You cannot take everything you have planned for, but I have a strong belief that everybody will have something to take home for their people, and that is the spirit. You know I have seen both sides; the military and the civil. The first generation of constitutional conferences were supervised by the British and everybody complained, now the military also supervised some of the conferences too, they cried out that it’s the military, but here I am, I’m both civilian and military.
Right now, we are at the same level, discussing amongst ourselves. Democracy is about discussion, it’s about exchange of ideas, let it be robust, honest and fair, and so the better person will win. And that is the spirit in which we are going on.
When someone mentions that there is a dichotomy between the North and South I say I beg you, do not bring this nonsense here. People have their opinions that look at it as if it’s a divide between North and South. I mean we’ve been together this long, some of us are interrelated all over. My great grandfather was preaching around the Nupe area in the eighteenth century, met a Nupe woman and married her, and you know the Nupes settled in Lagos at Oshodi, they have an area for them up till today. So there is that link, so what is all this about who is this who is that? I’ve been pleading with our people the politicians that look; the concept of rotation has sustained democracy because every zone will have something to take home. That is why this union is getting better by the day.
To me sixteen years of democratic practice uninterrupted is a brilliant thing, we should look at what has sustained it. Yes there will be progress, and I believe that at the end of the day we would have achieved something that is ours, not superimposed according to them by the military or the ‘oyibo’ people. It is we now and we will get to the end of it, I am very positive.
hat is your view concerning the recommendation by the committee on finance and public revenue proposing that revenue accruing from Value added tax (VAT) should be retained in areas where it is earned, not into the distributable pool?

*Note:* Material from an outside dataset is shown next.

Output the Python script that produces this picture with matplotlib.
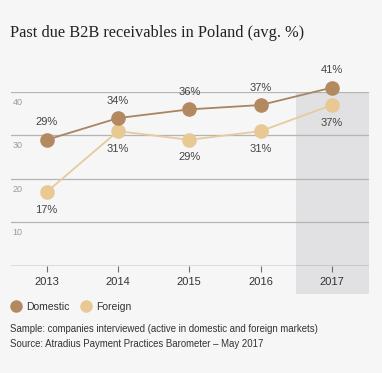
import matplotlib
matplotlib.use("Agg")
from matplotlib import pyplot as plt
from matplotlib.patches import Rectangle
from matplotlib.lines import Line2D

years = ['2013', '2014', '2015', '2016', '2017']
domestic = [29, 34, 36, 37, 41]
foreign = [17, 31, 29, 31, 37]
y_ticks = [10, 20, 30, 40]

dom_color = '#b38a60'
for_color = '#e8c893'
bg = '#f6f6f6'
narrow = ['Liberation Sans Narrow', 'Liberation Sans', 'DejaVu Sans']

fig = plt.figure(figsize=(3.82, 3.73), dpi=100, facecolor=bg)
ax = fig.add_axes([0.0288, 0.2869, 0.9372, 0.4665], facecolor=bg)

x = list(range(len(years)))
ax.set_xlim(-0.5, 4.52)
ax.set_ylim(0, 40)

# highlighted last year
ax.add_patch(Rectangle((3.5, -0.161), 1.02, 1.161, transform=ax.get_xaxis_transform(),
                       facecolor='#e1e1e3', edgecolor='none', clip_on=False, zorder=0))

for v in y_ticks:
    ax.axhline(v, color='#b4b4b4', lw=0.9, zorder=1)
    ax.annotate(str(v), (0, v), xycoords=('axes fraction', 'data'), xytext=(1, -4),
                textcoords='offset points', ha='left', va='top', fontsize=6.5,
                color='#9a9a9a', family=narrow)
ax.axhline(0, color='#6e6e6e', lw=1, zorder=2)

ax.plot(x, domestic, color='#a88462', lw=1.3, marker='o', ms=9.5,
        mfc=dom_color, mec=dom_color, clip_on=False, zorder=4)
ax.plot(x, foreign, color='#e6cb9c', lw=1.3, marker='o', ms=9.5,
        mfc=for_color, mec=for_color, clip_on=False, zorder=3)

for i, v in enumerate(domestic):
    ax.annotate(f'{v}%', (i, v), xytext=(0, 9), textcoords='offset points',
                ha='center', va='bottom', fontsize=8, color='#444444', family=narrow,
                annotation_clip=False)
for i, v in enumerate(foreign):
    ax.annotate(f'{v}%', (i, v), xytext=(0, -9), textcoords='offset points',
                ha='center', va='top', fontsize=8, color='#444444', family=narrow,
                annotation_clip=False)

for s in ax.spines.values():
    s.set_visible(False)
ax.set_yticks([])
ax.set_xticks(x)
ax.set_xticklabels(years, fontsize=8, color='#333333', family=narrow)
ax.tick_params(axis='x', length=4, width=0.8, color='#6e6e6e', pad=4)

fig.text(0.026, 0.912, 'Past due B2B receivables in Poland (avg. %)', fontsize=11.8,
         family='Liberation Serif', color='#222222', va='center', ha='left')

handles = [Line2D([], [], ls='none', marker='o', ms=8, mfc=dom_color, mec=dom_color),
           Line2D([], [], ls='none', marker='o', ms=8, mfc=for_color, mec=for_color)]
fig.legend(handles, ['Domestic', 'Foreign'], loc='center left', bbox_to_anchor=(0.0, 0.177),
           ncol=2, frameon=False, handletextpad=0.4, columnspacing=1.0, handlelength=1.2,
           prop={'family': narrow, 'size': 7.5}, labelcolor='#333333')

fig.text(0.026, 0.118, 'Sample: companies interviewed (active in domestic and foreign markets)',
         fontsize=6.9, family=narrow, color='#333333', va='center')
fig.text(0.026, 0.078, 'Source: Atradius Payment Practices Barometer \u2013 May 2017',
         fontsize=6.9, family=narrow, color='#333333', va='center')

fig.savefig('out.png', dpi=100, facecolor=bg)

You know when you talk about resource control, or this or that, we quickly reminded them the VAT from Lagos state, and naturally we would shout do not forget it. I mean 80% of the VAT collection is from Lagos, some states have zero input on VAT. Now shouldn’t we take all or what are you going to do to assuage the pain we are having. But the long and short is that people would understand that we will come to a reasonable agreement.
I am not a fixated person to say that if I don’t get this the heavens will fall, the heavens will not fall but there is no reason why you cannot make your point in order for the others to appreciate it and then you take something back home.

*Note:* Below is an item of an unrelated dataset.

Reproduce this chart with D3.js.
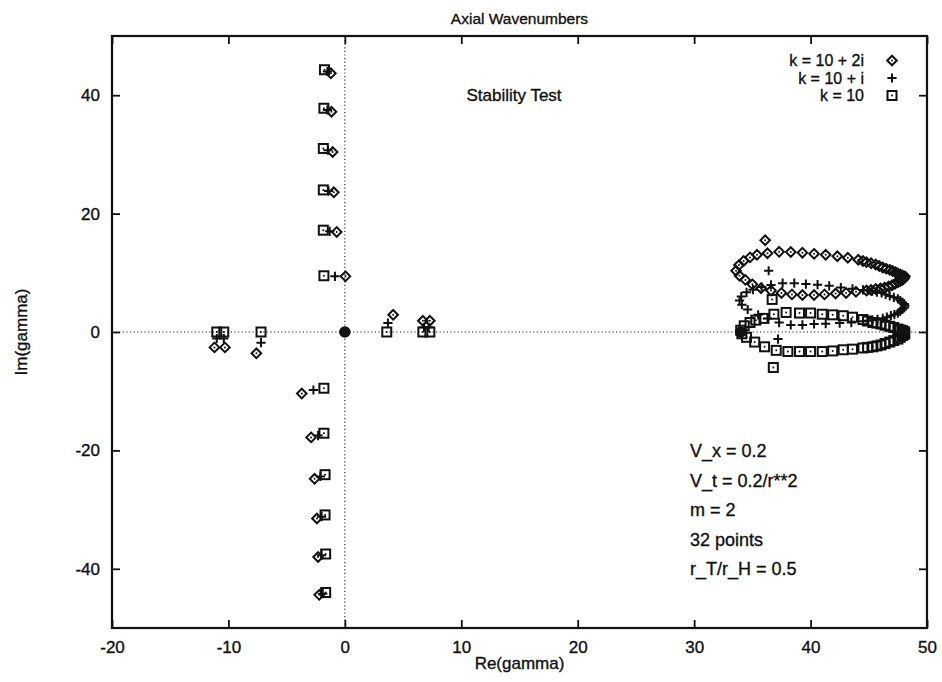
<!DOCTYPE html>
<html lang="en">
<head>
<meta charset="UTF-8">
<title>Axial Wavenumbers</title>
<script src="https://d3js.org/d3.v7.min.js"></script>
<style>
  body { margin: 0; background: #fff; }
  svg text { font-family: "Liberation Sans", Arial, Helvetica, sans-serif; fill: #111; stroke: #111; stroke-width: 0.35; }
  .tick text { font-size: 17px; }
  .tick line { stroke: #111; stroke-width: 1.8; }
  .zero { stroke: #222; stroke-width: 1.1; stroke-dasharray: 1.2 2.4; fill: none; }
  .mark { fill: none; stroke: #111; stroke-width: 2; }
</style>
</head>
<body>
<svg width="942" height="682"></svg>
<script>
// tick values
var xTicks = [-20, -10, 0, 10, 20, 30, 40, 50];
var yTicks = [-40, -20, 0, 20, 40];

// k = 10 + 2i (diamonds) : [Re, Im]
var diamondColumn = [[0.05, 9.4], [-0.7, 16.9], [-0.95, 23.6], [-1.05, 30.4], [-1.15, 37.2], [-1.2, 43.7],
  [-3.7, -10.4], [-2.9, -17.8], [-2.6, -24.8], [-2.4, -31.5], [-2.3, -38.0], [-2.2, -44.4]];
var diamondOther = [[-11.2, -2.6], [-10.3, -2.6], [-7.6, -3.6], [4.15, 2.9], [6.7, 1.9], [7.3, 1.9], [36.1, 15.5]];
var diamondLoop = [[33.6, 10.35], [33.85, 11.3], [34.25, 12.0], [34.8, 12.6], [35.4, 13.05], [36.3, 13.3],
  [37.3, 13.55], [38.3, 13.5], [39.3, 13.4], [40.3, 13.2], [41.3, 13.05], [42.3, 12.8], [43.2, 12.55],
  [44.1, 12.2], [44.5, 12.0], [44.8, 11.8], [45.2, 11.6], [45.6, 11.4], [45.9, 11.15], [46.2, 10.9],
  [46.5, 10.7], [46.8, 10.5], [47.05, 10.3], [47.3, 10.1], [47.5, 9.9], [47.7, 9.7], [47.9, 9.55],
  [48.1, 9.4], [48.05, 9.1], [47.9, 8.8], [47.7, 8.6], [47.5, 8.4], [47.25, 8.15], [47.0, 7.9],
  [46.7, 7.7], [46.35, 7.5], [46.0, 7.35], [45.6, 7.25], [45.2, 7.1], [44.8, 7.0],
  [43.9, 6.8], [43.05, 6.6], [42.15, 6.5], [41.2, 6.35], [40.3, 6.25], [39.3, 6.25], [38.4, 6.35],
  [37.5, 6.6], [36.6, 7.0], [35.75, 7.4], [35.0, 8.05], [34.4, 8.8], [33.9, 9.5]];

// k = 10 + i (crosses)
var crossColumn = [[-0.85, 9.4], [-1.3, 17.0], [-1.4, 23.8], [-1.45, 30.7], [-1.5, 37.5], [-1.5, 44.0],
  [-2.7, -9.8], [-2.3, -17.5], [-2.1, -24.4], [-2.0, -31.2], [-2.0, -37.7], [-1.9, -44.2]];
var crossOther = [[-11.0, -1.1], [-10.4, -1.1], [-7.2, -1.8], [3.7, 1.5], [6.8, 0.8], [7.2, 0.8],
  [36.4, 10.35], [37.2, -1.2]];
var crossLoop = [[35.8, 7.6], [36.6, 7.95], [37.6, 8.25], [38.6, 8.25], [39.6, 8.1], [40.6, 8.0],
  [41.6, 7.8], [42.6, 7.5], [43.6, 7.3], [44.5, 7.1], [44.9, 7.0], [45.3, 6.9], [45.7, 6.75],
  [46.1, 6.6], [46.45, 6.35], [46.8, 6.1], [47.15, 5.85], [47.5, 5.6], [47.7, 5.3], [47.9, 5.0],
  [48.05, 4.75], [48.1, 4.45], [48.05, 4.1], [47.9, 3.8], [47.7, 3.5], [47.5, 3.2], [47.2, 2.95],
  [46.9, 2.75], [46.55, 2.5], [46.2, 2.3], [45.75, 2.15], [45.3, 2.0], [44.9, 1.9], [44.5, 1.8],
  [43.5, 1.6], [42.5, 1.5], [41.3, 1.4], [40.3, 1.35], [39.3, 1.2],
  [38.3, 1.2], [37.3, 1.6], [36.3, 2.3], [35.5, 2.9], [34.6, 3.8], [34.1, 4.6], [33.9, 5.3],
  [34.05, 6.0], [34.5, 6.7], [35.05, 7.15]];

// k = 10 (squares)
var squareColumn = [[-1.8, 9.5], [-1.85, 17.2], [-1.85, 24.0], [-1.85, 31.0], [-1.8, 37.8], [-1.75, 44.3],
  [-1.8, -9.5], [-1.8, -17.1], [-1.7, -24.1], [-1.7, -30.9], [-1.65, -37.5], [-1.65, -44.0]];
var squareOther = [[-11.0, 0], [-10.4, 0], [-7.2, 0], [3.6, 0], [6.7, 0], [7.3, 0], [36.7, 5.5], [36.8, -6.0]];
var squareLoop = [[34.3, 1.05], [34.8, 1.6], [35.3, 2.0], [36.0, 2.3], [36.85, 3.0], [37.9, 3.3],
  [39.05, 3.2], [40.0, 3.2], [41.0, 3.0], [41.9, 2.9], [42.8, 2.75], [43.6, 2.5], [44.5, 2.1],
  [44.9, 1.85], [45.35, 1.6], [45.7, 1.5], [46.05, 1.35], [46.4, 1.15], [46.8, 0.96], [47.15, 0.75],
  [47.5, 0.5], [47.7, 0.35], [47.9, 0.23], [48.05, 0.05], [48.1, -0.17], [48.05, -0.4], [47.9, -0.6],
  [47.7, -0.9], [47.5, -1.2], [47.15, -1.45], [46.8, -1.7], [46.4, -1.95], [46.05, -2.2], [45.7, -2.35],
  [45.35, -2.5], [44.9, -2.6], [44.5, -2.7], [43.6, -2.9], [42.8, -3.0],
  [41.9, -3.2], [41.0, -3.3], [40.0, -3.3], [39.05, -3.3], [38.05, -3.3], [37.05, -3.1], [36.05, -2.5],
  [35.2, -1.7], [34.5, -0.9], [34.1, -0.3], [34.0, 0.3]];

// filled points
var rootPts = [[0, 0], [34.0, 0]];

var notes = ["V_x = 0.2", "V_t = 0.2/r**2", "m = 2", "32 points", "r_T/r_H = 0.5"];
var legendLabels = ["k = 10 + 2i", "k = 10 + i", "k = 10"];

var svg = d3.select("svg");
var pLeft = 112, pRight = 927, pTop = 36, pBottom = 628;

var x = d3.scaleLinear().domain([-20, 50]).range([pLeft, pRight]);
var y = d3.scaleLinear().domain([-50, 50]).range([pBottom, pTop]);
var fmt = function(d) { return String(d); };

// zero axes
svg.append("line").attr("class", "zero")
  .attr("x1", x(-20)).attr("x2", x(50)).attr("y1", y(0)).attr("y2", y(0));
svg.append("line").attr("class", "zero")
  .attr("x1", x(0)).attr("x2", x(0)).attr("y1", y(-50)).attr("y2", y(50));

// axes, ticks inward on all four sides
var gb = svg.append("g").attr("transform", "translate(0," + pBottom + ")")
  .call(d3.axisBottom(x).tickValues(xTicks).tickFormat(fmt).tickSize(-8).tickPadding(13));
var gl = svg.append("g").attr("transform", "translate(" + pLeft + ",0)")
  .call(d3.axisLeft(y).tickValues(yTicks).tickFormat(fmt).tickSize(-8).tickPadding(12));
var gt = svg.append("g").attr("transform", "translate(0," + pTop + ")")
  .call(d3.axisTop(x).tickValues(xTicks).tickSize(-8).tickFormat(""));
var gr = svg.append("g").attr("transform", "translate(" + pRight + ",0)")
  .call(d3.axisRight(y).tickValues(yTicks).tickSize(-8).tickFormat(""));
[gb, gl, gt, gr].forEach(function(g) { g.select(".domain").remove(); });
svg.selectAll(".tick text").attr("font-family", null).attr("font-size", null);

svg.append("rect")
  .attr("x", pLeft).attr("y", pTop).attr("width", pRight - pLeft).attr("height", pBottom - pTop)
  .attr("fill", "none").attr("stroke", "#111").attr("stroke-width", 2.2);

// marker shapes
function drawDiamonds(g, data) {
  var s = g.selectAll(null).data(data).enter().append("g")
    .attr("transform", function(d) { return "translate(" + x(d[0]) + "," + y(d[1]) + ")"; });
  s.append("path").attr("class", "mark").attr("d", "M0,-4.8L4.8,0L0,4.8L-4.8,0Z");
  s.append("circle").attr("r", 1).attr("fill", "#111");
}
function drawCrosses(g, data) {
  g.selectAll(null).data(data).enter().append("path")
    .attr("class", "mark").attr("stroke-width", 2.1)
    .attr("transform", function(d) { return "translate(" + x(d[0]) + "," + y(d[1]) + ")"; })
    .attr("d", "M-4.6,0H4.6M0,-4.6V4.6");
}
function drawSquares(g, data) {
  var s = g.selectAll(null).data(data).enter().append("g")
    .attr("transform", function(d) { return "translate(" + x(d[0]) + "," + y(d[1]) + ")"; });
  s.append("rect").attr("class", "mark").attr("x", -4.5).attr("y", -4.5).attr("width", 9).attr("height", 9);
  s.append("circle").attr("r", 1).attr("fill", "#111");
}

var plot = svg.append("g");
drawDiamonds(plot, diamondColumn.concat(diamondOther, diamondLoop));
drawCrosses(plot, crossColumn.concat(crossOther, crossLoop));
drawSquares(plot, squareColumn.concat(squareOther, squareLoop));

plot.selectAll(".root").data(rootPts).enter().append("circle")
  .attr("class", "root")
  .attr("cx", function(d) { return x(d[0]); })
  .attr("cy", function(d) { return y(d[1]); })
  .attr("r", 5.8).attr("fill", "#111");

// title & axis labels
svg.append("text").attr("x", (pLeft + pRight) / 2).attr("y", 24)
  .attr("text-anchor", "middle").attr("font-size", 15.5).text("Axial Wavenumbers");
svg.append("text").attr("x", (pLeft + pRight) / 2).attr("y", 669)
  .attr("text-anchor", "middle").attr("font-size", 17).text("Re(gamma)");
svg.append("text").attr("transform", "translate(27," + y(0) + ") rotate(-90)")
  .attr("text-anchor", "middle").attr("font-size", 17).text("Im(gamma)");

svg.append("text").attr("x", 514).attr("y", 101)
  .attr("text-anchor", "middle").attr("font-size", 17).text("Stability Test");

// legend
var legend = svg.append("g");
legendLabels.forEach(function(t, i) {
  legend.append("text").attr("x", 864).attr("y", 66 + i * 17.5)
    .attr("text-anchor", "end").attr("font-size", 16).text(t);
});
var lx = x.invert(892);
drawDiamonds(legend, [[lx, y.invert(60.5)]]);
drawCrosses(legend, [[lx, y.invert(78)]]);
drawSquares(legend, [[lx, y.invert(95.5)]]);

// parameter notes
notes.forEach(function(t, i) {
  svg.append("text").attr("x", 690).attr("y", y(-20) + 6.5 + i * 29.6)
    .attr("font-size", 18).text(t);
});
</script>
</body>
</html>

Some people perceived it as a sort of pre-conceived notion?
George: No, that’s what I am trying to disabuse in the minds of people. You will come with ideas, when you listen to other suggestions and the pain of others, you live in your area, you don’t know the pains of the other area, so let’s share these ideas. Let’s see how best we can ameliorate the pains of our brothers and sisters. So in the end we are one Nigeria, the old concept of “oh I am this, you are that”, let us talk, it is better to talk than to go to war, it doesn’t make sense.

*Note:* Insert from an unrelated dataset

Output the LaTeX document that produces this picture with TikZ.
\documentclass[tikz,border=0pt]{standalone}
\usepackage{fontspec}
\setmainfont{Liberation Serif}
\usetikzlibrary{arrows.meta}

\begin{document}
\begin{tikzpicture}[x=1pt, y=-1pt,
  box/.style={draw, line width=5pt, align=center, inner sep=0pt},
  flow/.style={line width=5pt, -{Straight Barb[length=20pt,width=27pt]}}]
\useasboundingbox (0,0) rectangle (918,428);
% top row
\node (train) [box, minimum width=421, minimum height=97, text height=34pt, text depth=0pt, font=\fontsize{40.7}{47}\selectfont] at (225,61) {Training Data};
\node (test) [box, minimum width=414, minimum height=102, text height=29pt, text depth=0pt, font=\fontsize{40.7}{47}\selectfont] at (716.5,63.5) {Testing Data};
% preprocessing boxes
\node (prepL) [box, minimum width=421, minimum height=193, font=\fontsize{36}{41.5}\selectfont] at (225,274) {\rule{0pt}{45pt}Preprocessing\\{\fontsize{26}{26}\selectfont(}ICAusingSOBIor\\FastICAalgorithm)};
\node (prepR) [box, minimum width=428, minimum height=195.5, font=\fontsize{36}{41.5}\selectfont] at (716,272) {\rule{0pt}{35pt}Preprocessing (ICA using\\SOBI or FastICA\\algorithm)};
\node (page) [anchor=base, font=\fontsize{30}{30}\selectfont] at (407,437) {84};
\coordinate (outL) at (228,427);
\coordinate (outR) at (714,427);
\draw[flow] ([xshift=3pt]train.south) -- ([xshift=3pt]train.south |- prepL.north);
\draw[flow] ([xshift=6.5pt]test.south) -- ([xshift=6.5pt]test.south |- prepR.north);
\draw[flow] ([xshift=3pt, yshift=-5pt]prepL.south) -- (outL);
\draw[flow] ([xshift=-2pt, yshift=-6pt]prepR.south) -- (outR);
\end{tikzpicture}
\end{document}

Look at the innocent lives that are been wasted, so I pleaded with them this morning, lets calm down, ‘cooly cooly temper’ like the labour people will say.
You have cited examples of previous National conferences, and they unfortunately have not been implemented, what make you believe this particular one will not experience the same fate?
irst of all like I said to you, the first few conferences were supervised by the British and manipulated, that’s the concept. I have been in the military myself. I had a non-regimental appointment, I was a military governor. So the military also organised constitutional conferences. Now this one is being organised by not the military or oyibos but by we.
And if you look at composition, those who attended ’54, ’56 constitutional conference, some of them are here, those who served as ministers to the first Prime Minister Alhaji Tafawa Balewa are here, and some of the ministers in the first republic are here. Now those who fought on either side of the war are also here. Those who have worked with military governments are also here. Those who have joined the civilian administrations since 1999 are also here, then the younger generations are also here, so you can see the spread, when can we ever have this kind of opportunity again? No matter how many clothing a young man has, he will never has as many rags as an old man. So we tap from the experience of those people, the old ones, what did they do, where did they go wrong? And modernise it to prepare for the future of the younger generation.
I am almost seventy; I am going to start running to want to be governor or prime minister or whatever? All we can do is give back the experience we have to our country for the benefit, and if I am so pleased the way the chairman is managing the conference; very experienced man, he is doing his utmost when he comes, he listens to us, he asks what we want and so be it lets go. That’s how to really be a proper Nigerian and I’m very positive, I am an optimist when it comes to this. I congratulate the president and my fellow delegates, and I hope at the end we will all hold our hands and dance out of here.